Immerhin versuchte der Kanzler im August, einen größeren europapolitischen Aufschlag mit einer Rede in Prag zu machen. Dabei regte er auch ein neues Luftverteidigungssystem in Europa an. Der Kanzler erklärte damals, eine gemeinsam aufgebaute Luftraumverteidigung „wäre nicht nur kostengünstiger und effizienter, als wenn jeder von uns seine eigene, teure und hochkomplexe Luftverteidigung aufbaut“. Vielmehr wäre ein solches System auch „ein Sicherheitsgewinn für ganz Europa“.

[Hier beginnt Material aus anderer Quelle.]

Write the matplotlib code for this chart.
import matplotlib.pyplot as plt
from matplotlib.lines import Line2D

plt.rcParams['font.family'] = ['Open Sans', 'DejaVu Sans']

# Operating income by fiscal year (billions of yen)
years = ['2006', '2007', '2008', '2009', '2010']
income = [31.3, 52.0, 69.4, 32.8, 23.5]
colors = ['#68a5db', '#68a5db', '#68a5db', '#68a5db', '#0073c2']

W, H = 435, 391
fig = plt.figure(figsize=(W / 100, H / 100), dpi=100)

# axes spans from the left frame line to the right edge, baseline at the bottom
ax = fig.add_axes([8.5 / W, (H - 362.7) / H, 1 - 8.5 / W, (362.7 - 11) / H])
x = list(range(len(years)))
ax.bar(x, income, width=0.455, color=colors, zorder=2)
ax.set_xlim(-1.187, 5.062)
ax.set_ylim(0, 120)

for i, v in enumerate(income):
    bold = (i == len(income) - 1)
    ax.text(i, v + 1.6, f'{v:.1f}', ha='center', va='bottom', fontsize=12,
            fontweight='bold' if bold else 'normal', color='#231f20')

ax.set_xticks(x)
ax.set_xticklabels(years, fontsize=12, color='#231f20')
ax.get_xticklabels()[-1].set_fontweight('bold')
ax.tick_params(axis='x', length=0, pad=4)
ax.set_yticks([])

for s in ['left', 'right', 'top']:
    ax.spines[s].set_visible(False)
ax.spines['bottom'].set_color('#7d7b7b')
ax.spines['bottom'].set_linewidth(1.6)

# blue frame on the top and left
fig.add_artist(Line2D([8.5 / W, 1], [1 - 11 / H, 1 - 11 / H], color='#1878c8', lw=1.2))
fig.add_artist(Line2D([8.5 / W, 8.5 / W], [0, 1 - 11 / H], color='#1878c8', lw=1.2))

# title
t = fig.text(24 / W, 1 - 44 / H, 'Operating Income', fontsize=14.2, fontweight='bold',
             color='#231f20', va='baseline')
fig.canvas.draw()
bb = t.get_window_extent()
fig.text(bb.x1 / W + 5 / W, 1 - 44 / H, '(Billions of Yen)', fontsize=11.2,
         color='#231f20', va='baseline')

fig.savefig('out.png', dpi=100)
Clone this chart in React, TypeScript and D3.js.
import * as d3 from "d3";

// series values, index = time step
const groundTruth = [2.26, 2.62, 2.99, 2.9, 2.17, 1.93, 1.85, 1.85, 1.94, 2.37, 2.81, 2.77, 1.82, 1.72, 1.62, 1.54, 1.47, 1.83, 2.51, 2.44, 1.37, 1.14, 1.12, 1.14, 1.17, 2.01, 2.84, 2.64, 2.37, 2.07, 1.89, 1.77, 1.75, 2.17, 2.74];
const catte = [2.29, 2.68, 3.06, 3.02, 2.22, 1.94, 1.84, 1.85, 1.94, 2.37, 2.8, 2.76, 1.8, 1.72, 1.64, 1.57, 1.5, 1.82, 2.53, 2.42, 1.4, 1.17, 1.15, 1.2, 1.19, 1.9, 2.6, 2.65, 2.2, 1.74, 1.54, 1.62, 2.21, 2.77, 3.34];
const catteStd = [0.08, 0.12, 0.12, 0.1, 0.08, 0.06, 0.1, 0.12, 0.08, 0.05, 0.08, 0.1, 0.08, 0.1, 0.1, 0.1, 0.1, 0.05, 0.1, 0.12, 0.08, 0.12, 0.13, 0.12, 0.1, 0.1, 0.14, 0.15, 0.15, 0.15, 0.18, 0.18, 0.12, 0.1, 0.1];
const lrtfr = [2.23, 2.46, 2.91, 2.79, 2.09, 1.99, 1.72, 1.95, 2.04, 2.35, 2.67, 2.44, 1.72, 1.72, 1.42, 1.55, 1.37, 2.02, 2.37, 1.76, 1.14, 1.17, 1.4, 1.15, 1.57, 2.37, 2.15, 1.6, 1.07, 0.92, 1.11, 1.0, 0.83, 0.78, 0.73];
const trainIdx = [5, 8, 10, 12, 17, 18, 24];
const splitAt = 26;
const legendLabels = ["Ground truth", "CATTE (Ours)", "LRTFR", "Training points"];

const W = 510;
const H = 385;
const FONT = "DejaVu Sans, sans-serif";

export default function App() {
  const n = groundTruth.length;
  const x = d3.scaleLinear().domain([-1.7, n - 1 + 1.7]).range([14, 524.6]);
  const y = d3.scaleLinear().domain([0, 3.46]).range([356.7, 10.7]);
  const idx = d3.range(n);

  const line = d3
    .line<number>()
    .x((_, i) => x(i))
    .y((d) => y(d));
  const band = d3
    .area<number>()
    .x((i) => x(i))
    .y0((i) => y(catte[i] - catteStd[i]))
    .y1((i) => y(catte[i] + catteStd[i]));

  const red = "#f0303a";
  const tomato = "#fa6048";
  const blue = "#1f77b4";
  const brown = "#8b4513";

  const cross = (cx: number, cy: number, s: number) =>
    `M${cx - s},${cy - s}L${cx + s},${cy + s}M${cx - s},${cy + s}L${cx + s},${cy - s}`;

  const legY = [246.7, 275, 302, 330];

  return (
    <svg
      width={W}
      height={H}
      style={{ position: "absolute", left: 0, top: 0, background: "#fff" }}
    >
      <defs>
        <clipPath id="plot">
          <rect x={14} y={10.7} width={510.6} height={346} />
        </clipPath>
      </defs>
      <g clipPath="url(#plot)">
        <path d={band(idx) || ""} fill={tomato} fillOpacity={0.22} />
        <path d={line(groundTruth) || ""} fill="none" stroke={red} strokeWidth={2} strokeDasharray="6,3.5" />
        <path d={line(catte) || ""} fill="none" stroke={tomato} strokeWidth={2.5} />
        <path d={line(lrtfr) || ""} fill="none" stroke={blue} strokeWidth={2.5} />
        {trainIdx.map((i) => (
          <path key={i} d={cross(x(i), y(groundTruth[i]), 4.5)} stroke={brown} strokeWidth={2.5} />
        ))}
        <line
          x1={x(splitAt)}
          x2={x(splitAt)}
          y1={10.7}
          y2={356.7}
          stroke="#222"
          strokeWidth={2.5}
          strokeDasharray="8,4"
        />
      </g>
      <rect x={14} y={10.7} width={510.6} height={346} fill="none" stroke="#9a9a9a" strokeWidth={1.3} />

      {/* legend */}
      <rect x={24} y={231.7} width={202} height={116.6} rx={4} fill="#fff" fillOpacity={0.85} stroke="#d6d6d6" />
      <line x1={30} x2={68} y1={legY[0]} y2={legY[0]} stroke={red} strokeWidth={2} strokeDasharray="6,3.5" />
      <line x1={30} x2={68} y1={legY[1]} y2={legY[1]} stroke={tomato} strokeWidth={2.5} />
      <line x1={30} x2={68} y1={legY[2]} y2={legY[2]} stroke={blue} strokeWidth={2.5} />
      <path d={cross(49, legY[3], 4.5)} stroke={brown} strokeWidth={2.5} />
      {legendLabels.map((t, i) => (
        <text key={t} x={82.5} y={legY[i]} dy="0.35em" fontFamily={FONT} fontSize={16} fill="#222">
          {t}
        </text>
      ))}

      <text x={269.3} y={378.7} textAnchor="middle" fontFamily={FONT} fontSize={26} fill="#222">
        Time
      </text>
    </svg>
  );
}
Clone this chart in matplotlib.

Verteidigungsministerin Christine Lambrecht setzte die Initiative einer europäischen Luftverteidigung ohne Frankreich ins Werk.
Verteidigungsministerin Christine Lambrecht setzte die Initiative einer europäischen Luftverteidigung ohne Frankreich ins Werk.

© dpa/Uwe Lein

Der Kanzler kann sich zugute halten, dass inzwischen 14 EU-Staaten ihr Interesse bekundet haben, an der „Sky Shield“-Initiative teilzunehmen. Bei der europäischen Luftverteidigung handelt es sich aber um ein langfristiges Projekt, das nach der Vorstellung des deutschen Regierungschefs innerhalb der nächsten fünf Jahre verwirklicht werden sollte. Zu den Defiziten des Projekts gehört auch, dass Lambrecht die „Sky Shield“-Initiative ohne Frankreich in die Wege leitete.

Gemischt ist auch die Bilanz von Scholz‘ zweitem Vorstoß aus der Prager Rede. Er schlug vor, in der gemeinsamen Außenpolitik oder der EU-Steuerpolitik „schrittweise zu Mehrheitsentscheidungen überzugehen“.

Zwar ist die Abschaffung des Vetos ein europapolitischer Dauerbrenner – allerdings ist auch den Fachleuten im Auswärtigen Amt in Berlin unklar, wie Scholz‘ Initiative zur Abschaffung des Vetos in der Praxis umgesetzt werden soll.

Die mangelnde Verdrahtung zwischen Scholz‘ europapolitischem Denken und vielen der übrigen EU-Entscheider im Regierungsapparat lässt sich auch auf anderer Ebene beobachten. Im Kanzleramt gilt nur ein kleiner Kreis um den Staatssekretär Jörg Kukies als wirklich ins letzte Detail eingeweiht über die EU-Politik des Regierungschefs.

Nicht nur auf EU-Ebene neigt der Kanzler offenbar zu europapolitischen Alleingängen – sondern selbst innerhalb der eigenen Regierung.